Spark requires a lot of memory; if it runs with resource-demanding services or if the memory proves to be insufficient for data, there could be major performance issues. On the other hand, MapReduce kills its processes once a task is done so it easily runs in parallel with other services. When it comes to iterative computations on dedicated clusters, Spark has the upper hand but when it comes to ETL-like jobs, MapReduce is the superior alternative.
Both the platforms are based on open source software so the program itself doesn’t cost anything but need manpower and machines.
MapReduce requires a greater number of systems with more disk space but relatively low RAM capacity. Spark, on the other hand, requires a smaller number of devices with standard disk space but a much higher RAM capacity. The capacity needs to be big enough to store the entire data on it. Disk space is a cheaper commodity than RAM space, therefore MapReduce is the cheaper option out of the two.
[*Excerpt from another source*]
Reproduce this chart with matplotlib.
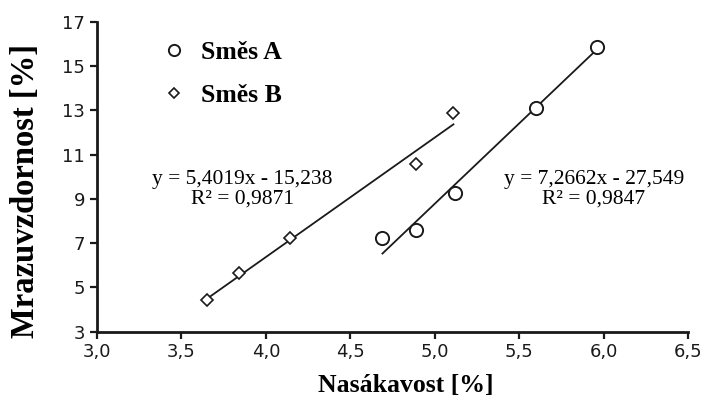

Because the Spark cluster has high memory needs for optimal performance, Hadoop proves to be the affordable option for processing big data since hard disk space is cheaper than memory. Moreover, there are plenty of Hadoop-as-a-service offerings which don’t need hardware and staff, as opposed to few Spark-as-a-service options.
Spark is equipped with easily manageable APIs such as Scala, Python and Spark SQL. Along with this, it has an interactive mode for receiving immediate responses. Thus, it is considerably easy to write user-defined programmes in Spark. MapReduce is written in Java and is relatively more intricate. There is no interactive mode, but Hive enables a command line interface through which the user can issue commands in successive lines of text. So while Spark is easier to program, MapReduce’s many tools make programming easier.
Hadoop has its own file storage system called Hadoop Distributed File System (HDFS). HDFS takes in data, breaks it into segments, and stores it in the various nodes in the system. HDFS supports MapReduce effectively along with the other tools in the Hadoop ecosystem to ensure that they can all be integrated easily. Spark doesn’t have a file storage system built specifically for it, but it can be easily incorporated into HDFS or any other cloud storage system.
MapReduce uses HDFS which is a highly reliable system for fault tolerance. It replicates data and stores it on individual nodes on separate servers to ensure a copy is available in the event of a crash. Hadoop also supports Kerberos authentication along with traditional Access Control Lists (ACL), making it a very secure platform.
Spark uses Resilient Distributed Datasets (RDD) which retraces the code if there is any fault or crash detected. It also uses replication similar to HDFS, but it isn’t as reliable. The security features of Spark are a major drawback as it offers only shared secret authentication. If it is used on a third-party cloud, then it relies on the security features offered by it.
Spark is excellent on performance and iterative processing and is cost-effective. It’s also compatible with Hadoop’s data sources and file formats, offering graph processing and machine-learning capabilities. On the other hand, MapReduce is a more mature platform designed for batch processing. When it comes to big data, it is a more cost-effective option than Spark. Furthermore, the Hadoop ecosystem is more extensive with numerous supporting projects, tools, and services. Ultimately, deciding between the two platforms comes down to the needs of your organisation.